There are interactive web pages today that use CGI (common gateway interface) to get information from a visitor to a web page, send it to a program on the server (usually a shell or perl script on unix systems), and then do something with the results. The Java concept is different. Web browsers that support Java will download the program into the client--the computer in somebody's house or office--and the work will happen there. This should allow the busier sites on the Web to offer more complicated and powerful stuff without overloading their server with thousands of processes.

It could also lead to a different sort of home computer--the "$500 Internet appliance" that Sun, Oracle, and other companies have been talking so much about, and even releasing pencil drawings of. If your software is downloaded when you need it...why have a hard drive at all? A dedicated web browser could have the Java interpreter hard-coded into a chip, applets could be downloaded into an ample amount of RAM, seriously important stuff could be copied onto a floppy disk. The concept has been met with a fair amount of skepticism, not least because having a fully autonomous computer at home gives the user a healthy amount of freedom. When the first Apple was put together in a California garage, the point was to take control of the computer out of the hands of big companies and universities and give it to individuals. When your applications are sitting on an Internet server way at the other end of a phone line--even a fiber-optic one--you lose some control. Some people see the "Internet appliance" as a throwback to the 60s or 70s, when guys in white labcoats ran big IBM mainframes in air-conditioned glass-walled rooms, and the average user got a dumb terminal.

Still other people see Java returning to its roots as a control system for smart appliances, from computers and PDAs like the Newton right down to your microwave oven. Java support might find its way into all sorts of mobile devices, where carrying around all your software on disk could be forgotten in favor of the immediate download.

The other concern about Java is security. Nobody in their right mind would download a program from the Internet (or a BBS, for that matter) and run it right away on their home computer...without checking for viruses, would they? Yet that's pretty much what Java does: downloads a program and runs it. Because of this fairly obvious concern, there are strict limits in Java as to what "applets" can and cannot do. The two main restrictions are:

1. Java applets cannot read or write files on the client's hard disk without specific permission (in Netscape they can't read or write files at all--period), and

2. Java applets cannot try to connect to an Internet site other than the one they were downloaded from. In other words, if your home computer gets a Java applet from site A, that applet can't be sneaky and try to connect to site B from your computer.

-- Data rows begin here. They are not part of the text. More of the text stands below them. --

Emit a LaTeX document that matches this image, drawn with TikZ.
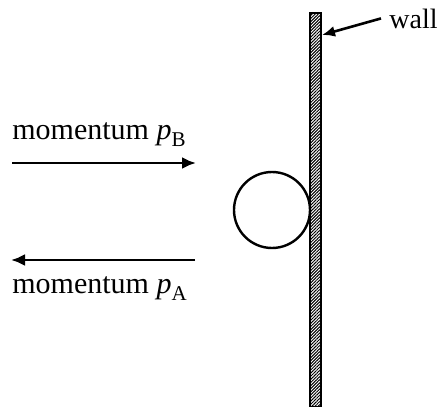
\documentclass[tikz,border=0pt]{standalone}
\usepackage{fontspec}
\setmainfont{Liberation Serif}
\usetikzlibrary{arrows.meta}
\usetikzlibrary{patterns,patterns.meta}
\newcommand{\lowsub}[1]{\raisebox{-3.8pt}{\fontsize{10.5}{12}\selectfont #1}}
\tikzset{
  push/.style={line width=1.4pt, arrows = {-Latex[length=7pt, width=6pt]}},
  label text/.style={inner sep=0pt, anchor=base west},
}

\begin{document}
\begin{tikzpicture}[x=0.5pt, y=-0.5pt, font=\fontsize{15}{18}\selectfont]
    \useasboundingbox (0,0) rectangle (440,407);
    % Wall
    \draw[line width=0.8pt, pattern={Lines[angle=45, distance=1.1pt, line width=0.5pt]}] (310,13) rectangle (321,407);
    \coordinate (hit) at (322,35);
    \node[inner sep=4pt, anchor=base west, font=\fontsize{14}{16}\selectfont] (wall) at (381,28) {wall};
    \draw [line width=1.3pt, -{Latex[length=6.5pt, width=5.5pt]}] (wall.west) -- (hit);
    % Ball
    \node[draw, circle, line width=1.2pt, minimum size=38pt, inner sep=0pt] (ball) at (272,210) {};
    % Momenta
    \coordinate (pBtail) at (12,163);
    \coordinate (pBhead) at (196,163);
    \coordinate (pAtail) at (195,260);
    \coordinate (pAhead) at (11,260);
    \draw [push] (pBtail) -- (pBhead);
    \draw [push] (pAtail) -- (pAhead);
    \node[label text] (pB) at (12,139) {momentum \textit{p}\lowsub{B}};
    \node[label text] (pA) at (12,293) {momentum \textit{p}\lowsub{A}};
\end{tikzpicture}
\end{document}
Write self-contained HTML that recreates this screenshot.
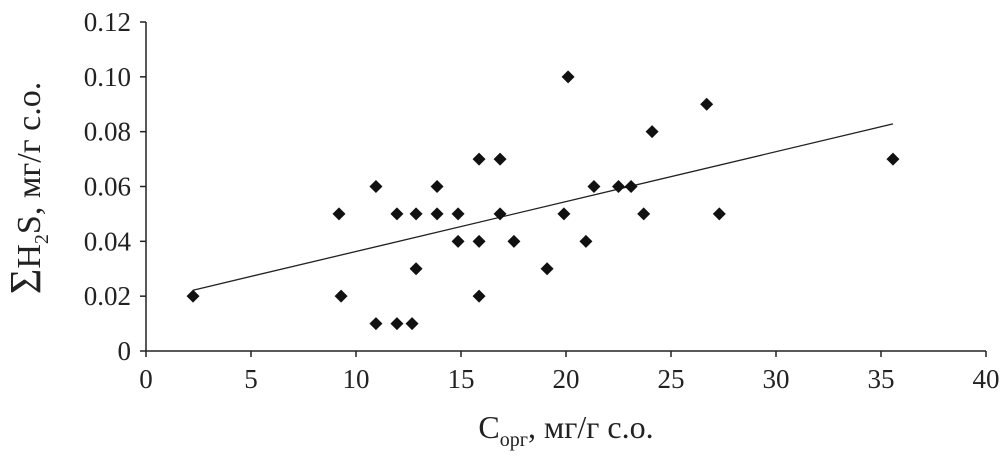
<!DOCTYPE html>
<html><head><meta charset="utf-8"><style>
html,body{margin:0;padding:0;background:#fff;}
svg text{font-family:"Liberation Serif",serif;fill:#222;}
</style></head><body>
<svg width="1005" height="452" viewBox="0 0 1005 452">
<g id="axes"></g>
<g id="marks"></g>
<text x="0" y="0" font-size="34" transform="translate(40,188) rotate(-90)" text-anchor="middle"><tspan font-size="44">Σ</tspan>H<tspan font-size="20" dy="8">2</tspan><tspan dy="-8">S, мг/г с.о.</tspan></text>
<text x="566" y="438" font-size="32" text-anchor="middle">C<tspan font-size="20" dy="8">орг</tspan><tspan dy="-8">, мг/г с.о.</tspan></text>
</svg>
<script>
const xValues=[2.24,9.19,9.29,10.95,10.95,11.95,11.95,12.67,12.86,12.86,13.86,13.86,14.86,14.86,15.86,15.86,15.86,16.86,16.86,17.52,19.1,19.9,20.1,20.95,21.33,22.5,23.1,23.7,24.1,26.7,27.3,35.57];
const yValues=[0.02,0.05,0.02,0.06,0.01,0.05,0.01,0.01,0.05,0.03,0.06,0.05,0.05,0.04,0.07,0.04,0.02,0.07,0.05,0.04,0.03,0.05,0.10,0.04,0.06,0.06,0.06,0.05,0.08,0.09,0.05,0.07];
const xTicks=[0,5,10,15,20,25,30,35,40];
const yTicks=[0,0.02,0.04,0.06,0.08,0.10,0.12];
const yTickLabels=["0","0.02","0.04","0.06","0.08","0.10","0.12"];
const trendSlope=0.00182, trendIntercept=0.0181;
const trendRange=[2.24,35.57];
const NS="http://www.w3.org/2000/svg";
const X=v=>146+v*21, Y=v=>351-v*(329/0.12);
function mk(tag,attrs,parent){const e=document.createElementNS(NS,tag);for(const k in attrs)e.setAttribute(k,attrs[k]);parent.appendChild(e);return e;}
const axes=document.getElementById('axes'), marks=document.getElementById('marks');
let l=mk('line',{x1:146,y1:Y(0.12),x2:146,y2:351,stroke:'#222','stroke-width':1.5},axes);


l=mk('line',{x1:146,y1:351,x2:X(40),y2:351,stroke:'#222','stroke-width':1.5},axes);


xTicks.forEach(t=>{
 const tk=mk('line',{x1:X(t),x2:X(t),y1:351,y2:357,stroke:'#222','stroke-width':1.5},axes);
 
 
 const tx=mk('text',{x:X(t),y:388,'font-size':27,'text-anchor':'middle'},axes);
 tx.textContent=String(t);
 
 
});
yTicks.forEach((t,i)=>{
 const tk=mk('line',{x1:140,x2:146,y1:Y(t),y2:Y(t),stroke:'#222','stroke-width':1.5},axes);
 
 
 const tx=mk('text',{x:131,y:Y(t)+9,'font-size':27,'text-anchor':'end'},axes);
 tx.textContent=yTickLabels[i];
 
 
});
const tl=mk('line',{x1:X(trendRange[0]),y1:Y(trendIntercept+trendSlope*trendRange[0]),x2:X(trendRange[1]),y2:Y(trendIntercept+trendSlope*trendRange[1]),stroke:'#222','stroke-width':1.3},marks);


xValues.forEach((xv,i)=>{
 const cx=X(xv), cy=Y(yValues[i]), r=6.5;
 const p=mk('polygon',{points:`${cx},${cy-r} ${cx+r},${cy} ${cx},${cy+r} ${cx-r},${cy}`,fill:'#111'},marks);
 
 
});
</script>
</body></html>
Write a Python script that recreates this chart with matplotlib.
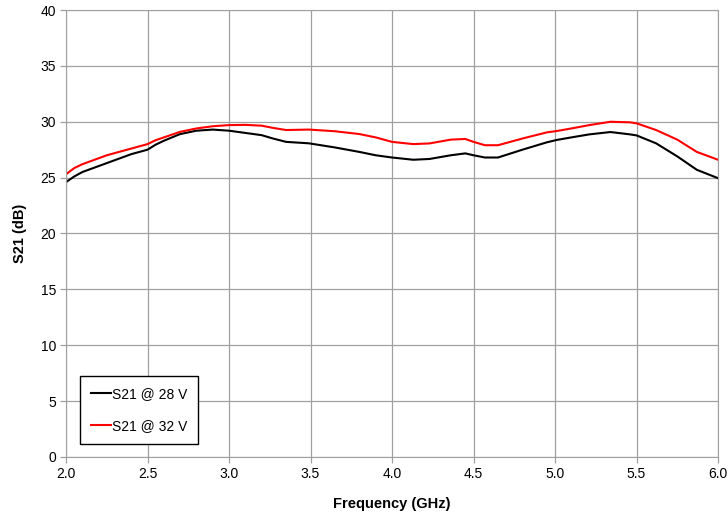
import matplotlib
matplotlib.use("Agg")
from matplotlib import pyplot as plt

plt.rcParams['font.family'] = ['Liberation Sans', 'DejaVu Sans']

# frequency points (GHz) and gain readings (dB)
freq = [2.0, 2.05, 2.1, 2.25, 2.4, 2.5, 2.55, 2.6, 2.7, 2.8, 2.9, 3.0, 3.1, 3.2, 3.27, 3.35,
        3.49, 3.65, 3.8, 3.9, 4.0, 4.13, 4.23, 4.36, 4.45, 4.5, 4.57, 4.65,
        4.8, 4.95, 5.01, 5.1, 5.21, 5.34, 5.46, 5.5, 5.62, 5.75, 5.87, 6.0]

s21_28v = [24.6, 25.1, 25.5, 26.3, 27.1, 27.5, 27.95, 28.3, 28.9, 29.2, 29.3, 29.2, 29.0,
           28.8, 28.5, 28.2, 28.07, 27.7, 27.3, 27.0, 26.8, 26.6, 26.67, 27.0,
           27.17, 27.0, 26.8, 26.8, 27.5, 28.16, 28.37, 28.6, 28.87, 29.08,
           28.87, 28.78, 28.07, 26.9, 25.7, 24.95]

s21_32v = [25.3, 25.85, 26.2, 27.0, 27.6, 28.0, 28.35, 28.6, 29.1, 29.4, 29.6, 29.7, 29.72,
           29.65, 29.45, 29.26, 29.3, 29.15, 28.9, 28.6, 28.2, 28.0, 28.06, 28.4,
           28.46, 28.2, 27.9, 27.9, 28.5, 29.05, 29.17, 29.4, 29.7, 30.0,
           29.95, 29.86, 29.26, 28.4, 27.3, 26.6]

fig = plt.figure(figsize=(7.28, 5.19), dpi=100)
ax = fig.add_axes([0.0907, 0.1195, 0.8956, 0.8612])

ax.plot(freq, s21_28v, color='black', lw=1.5, label='S21 @ 28 V')
ax.plot(freq, s21_32v, color='red', lw=1.5, label='S21 @ 32 V')

ax.set_xlim(2.0, 6.0)
ax.set_ylim(0, 40)
ax.set_xticks([2.0, 2.5, 3.0, 3.5, 4.0, 4.5, 5.0, 5.5, 6.0])
ax.set_xticklabels(['2.0', '2.5', '3.0', '3.5', '4.0', '4.5', '5.0', '5.5', '6.0'])
ax.set_yticks(range(0, 41, 5))
ax.grid(True, color='#a0a0a0', lw=0.9)
ax.set_axisbelow(True)
for s in ax.spines.values():
    s.set_color('#a0a0a0')
ax.tick_params(labelsize=10, colors='#a0a0a0', labelcolor='black', length=4, width=0.9, pad=3)

ax.set_xlabel('Frequency (GHz)', fontsize=10.5, fontweight='bold', labelpad=12)
ax.set_ylabel('S21 (dB)', fontsize=10.5, fontweight='bold', labelpad=10)

leg = ax.legend(loc='lower left', bbox_to_anchor=(0.0215, 0.029), borderaxespad=0,
                fontsize=10, handlelength=1.4, handletextpad=0.1, labelspacing=1.3,
                borderpad=0.8, fancybox=False, framealpha=1)
leg.get_frame().set_edgecolor('black')
leg.get_frame().set_linewidth(1.0)

plt.savefig('out.png', dpi=100)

Some people say the security is too good, particularly in Netscape. Hotjava gives the individual user a choice whether Java applets will be allowed to read or write files; for right now Netscape has decided that too much security is better than too little, so Java applets that are downloaded into Netscape's browsers are not allowed to read or write anything on disk. The danger would be that a malicious (or badly written!) applet might fill your disk with garbage, or overwrite important files, or, heaven forbid, leave virus droppings behind. And with the recurring paranoia over Prodigy's swap files or Microsoft's registration wizard supposedly sending your most personal secrets off to the Trilateral Commission, the last thing we need is a snoopy Java applet reading what it isn't supposed to. Programmers are complaining, though, that unless Netscape eases up on its tight Java security, Java programming won't progress beyond dancing coffee cups. If you have Netscape 2.0 running (or HotJava, of course) you can see what Java is all about right now, at http://java.sun.com, where there are plenty of examples to browse, as well as FAQ-lists and documentation. To see what the rest of the Internet outside of Sun Microsystems is saying about Java, your best bet is the newsgroup comp.lang.java.